Q: How do secrets work inside eval VMs?

Inject them at create time, not at snapshot time. Snapshots should be free of credentials. When you create a VM for an eval, pass the secrets it needs through additionalFiles or environment variables in your exec command, scope them to the smallest surface possible, and let the VM expire under idleTimeoutSeconds or a direct vm.kill(). Because each eval gets a fresh VM, a leaked secret in one task cannot persist into the next.

Q: How is this different from running evals locally?

Local evals are fine until you need parallelism or reproducibility. A laptop runs one task at a time, in an environment that is unique to that laptop. Sandboxed evals on Freestyle VMs run thousands at a time, in environments that are identical across runs. The scores from the laptop are anecdotes. The scores from the VM suite are data.

Q: How does this compare to Modal?

Modal is a strong serverless runtime built around Python functions. It is great for ML inference and for batch workloads that fit a function-call shape. Freestyle VMs are full Linux machines with root, systemd, SSH, and real networking. For evals where the agent needs to install packages, edit a real filesystem, run long-lived services, or behave like a developer, the full VM is the more honest substrate. For evals that are just "call this function with this payload," either platform works.

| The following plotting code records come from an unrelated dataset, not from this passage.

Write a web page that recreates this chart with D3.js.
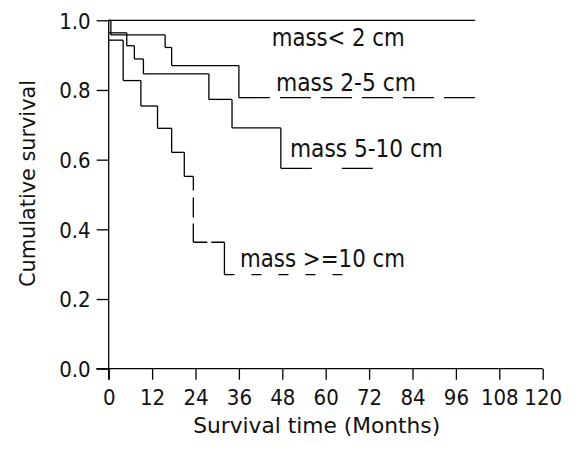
<!DOCTYPE html>
<html>
<head>
<meta charset="utf-8">
<script src="https://cdn.jsdelivr.net/npm/d3@7"></script>
<style>
  html, body { margin: 0; padding: 0; background: #fff; }
  svg { display: block; }
  text { font-family: "DejaVu Sans Condensed", "DejaVu Sans", sans-serif; font-stretch: condensed; fill: #111; }
</style>
</head>
<body>
<svg id="chart" width="579" height="452"></svg>
<script>
// ---- data ----
const seriesNames = ["mass< 2 cm", "mass 2-5 cm", "mass 5-10 cm", "mass >=10 cm"];
const lt2Months   = [0, 101.3];
const lt2Surv     = [1.0, 1.0];
const m25Months   = [0, 0.6, 15.6, 17.4, 36.0, 102.4];
const m25Surv     = [1.0, 0.958, 0.922, 0.870, 0.778, 0.778];
const m510Months  = [0, 5.0, 7.1, 9.6, 27.7, 34.1, 47.6, 73.4];
const m510Surv    = [0.964, 0.927, 0.889, 0.846, 0.773, 0.691, 0.575, 0.575];
const m10Months   = [0, 4.0, 8.9, 13.5, 17.4, 20.9, 23.4, 32.0, 65.9];
const m10Surv     = [0.943, 0.827, 0.754, 0.690, 0.621, 0.552, 0.363, 0.270, 0.270];
const xTicks = [0, 12, 24, 36, 48, 60, 72, 84, 96, 108, 120];
const yTicks = [0.0, 0.2, 0.4, 0.6, 0.8, 1.0];
const xTitle = "Survival time (Months)";
const yTitle = "Cumulative survival";

// ---- layout / style ----
const W = 579, H = 452;
const svg = d3.select("#chart");
const x = d3.scaleLinear().domain([0, 120]).range([108.7, 542.7]);
const y = d3.scaleLinear().domain([0, 1]).range([368.7, 20.3]);

const curves = [
  { t: lt2Months,  s: lt2Surv,  label: seriesNames[0], lx: 271.7, ly: 45.7,  lw: 133, styles: {} },
  { t: m25Months,  s: m25Surv,  label: seriesNames[1], lx: 276,   ly: 90.7,  lw: 140, styles: { h4: "31,10" } },
  { t: m510Months, s: m510Surv, label: seriesNames[2], lx: 290,   ly: 157.3, lw: 153, styles: { h6: "31,30" } },
  { t: m10Months,  s: m10Surv,  label: seriesNames[3], lx: 240,   ly: 266.7, lw: 165, styles: { v6: "14,7,20,6,20", h6: "14,4,14", h7: "10,17" } }
];

const stroke = "#000", sw = 1.3;

// axes
const xAxis = d3.axisBottom(x).tickValues(xTicks).tickSize(11).tickSizeOuter(0).tickFormat(d3.format("d"));
const gx = svg.append("g").attr("transform", `translate(0,${y(0)})`).call(xAxis);
gx.select(".domain").remove();
gx.selectAll(".tick line").attr("stroke", stroke).attr("stroke-width", sw);
gx.selectAll(".tick text").attr("y", 0).attr("dy", 0).attr("transform", "translate(0,36.5)")
  .style("font-size", "22px").attr("fill", "#111");
svg.append("line").attr("x1", x(0) - 12.5).attr("x2", x(120)).attr("y1", y(0)).attr("y2", y(0))
  .attr("stroke", stroke).attr("stroke-width", sw);

const yAxis = d3.axisLeft(y).tickValues(yTicks).tickSize(12).tickSizeOuter(0).tickFormat(d3.format(".1f"));
const gy = svg.append("g").attr("transform", `translate(${x(0)},0)`).call(yAxis);
gy.select(".domain").remove();
gy.selectAll(".tick line").attr("stroke", stroke).attr("stroke-width", sw);
gy.selectAll(".tick text").attr("x", -18).attr("dy", "0.36em").style("font-size", "22px").attr("fill", "#111");
svg.append("line").attr("x1", x(0)).attr("x2", x(0)).attr("y1", y(1)).attr("y2", y(0) + 11)
  .attr("stroke", stroke).attr("stroke-width", sw);

// titles
svg.append("text").attr("x", 316.7).attr("y", 433).attr("text-anchor", "middle")
  .style("font-size", "22px").attr("textLength", 247).attr("lengthAdjust", "spacingAndGlyphs").text(xTitle);
svg.append("text").attr("transform", "translate(35,183.5) rotate(-90)").attr("text-anchor", "middle")
  .style("font-size", "22px").attr("textLength", 207).attr("lengthAdjust", "spacingAndGlyphs").text(yTitle);

// KM step curves
const gc = svg.append("g");
curves.forEach(c => {
  const segs = [];
  for (let i = 0; i < c.t.length - 1; i++) {
    segs.push({ key: "h" + i, x1: x(c.t[i]), y1: y(c.s[i]), x2: x(c.t[i + 1]), y2: y(c.s[i]) });
    if (c.s[i + 1] !== c.s[i]) {
      segs.push({ key: "v" + (i + 1), x1: x(c.t[i + 1]), y1: y(c.s[i]), x2: x(c.t[i + 1]), y2: y(c.s[i + 1]) });
    }
  }
  gc.selectAll(null).data(segs).join("line")
    .attr("x1", d => d.x1).attr("y1", d => d.y1).attr("x2", d => d.x2).attr("y2", d => d.y2)
    .attr("stroke", stroke).attr("stroke-width", sw)
    .attr("stroke-dasharray", d => c.styles[d.key] || null);
  svg.append("text").attr("x", c.lx).attr("y", c.ly).style("font-size", "24px")
    .attr("textLength", c.lw).attr("lengthAdjust", "spacingAndGlyphs").text(c.label);
});
</script>
</body>
</html>
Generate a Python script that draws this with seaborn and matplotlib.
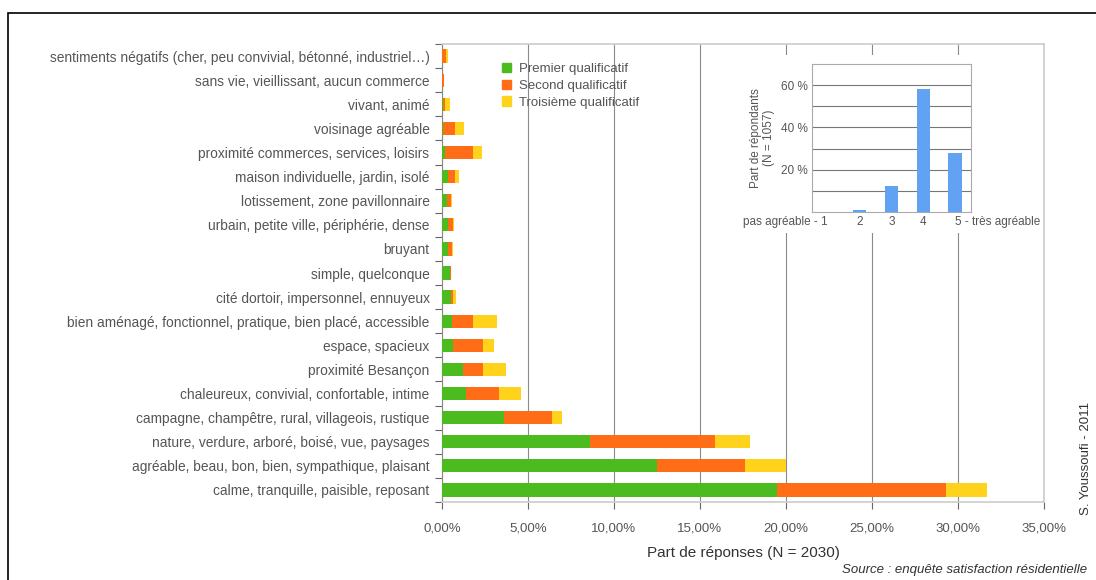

Q: Can I keep the VM around after a failure for debugging?

Yes, that is what vm.snapshot() is for. Catch the failure in your harness, snapshot the VM as-is (memory, disk, and CPU state), then vm.kill() it. The snapshotId is replayable later through freestyle.vms.create({ snapshot: snapshotId }), so you can step into the failed environment hours or days after the suite ran without re-executing the whole eval. Tighter integration with Freestyle Runs and Freestyle Git covers the trace-and-diff side of the workflow.

If you are designing an LLM eval harness today, the right default is one ephemeral microVM per test case, a pinned snapshot, captured trajectories, and a CI hook. Freestyle VMs give you that shape directly, and the rest of the eval is just the dataset and the grader.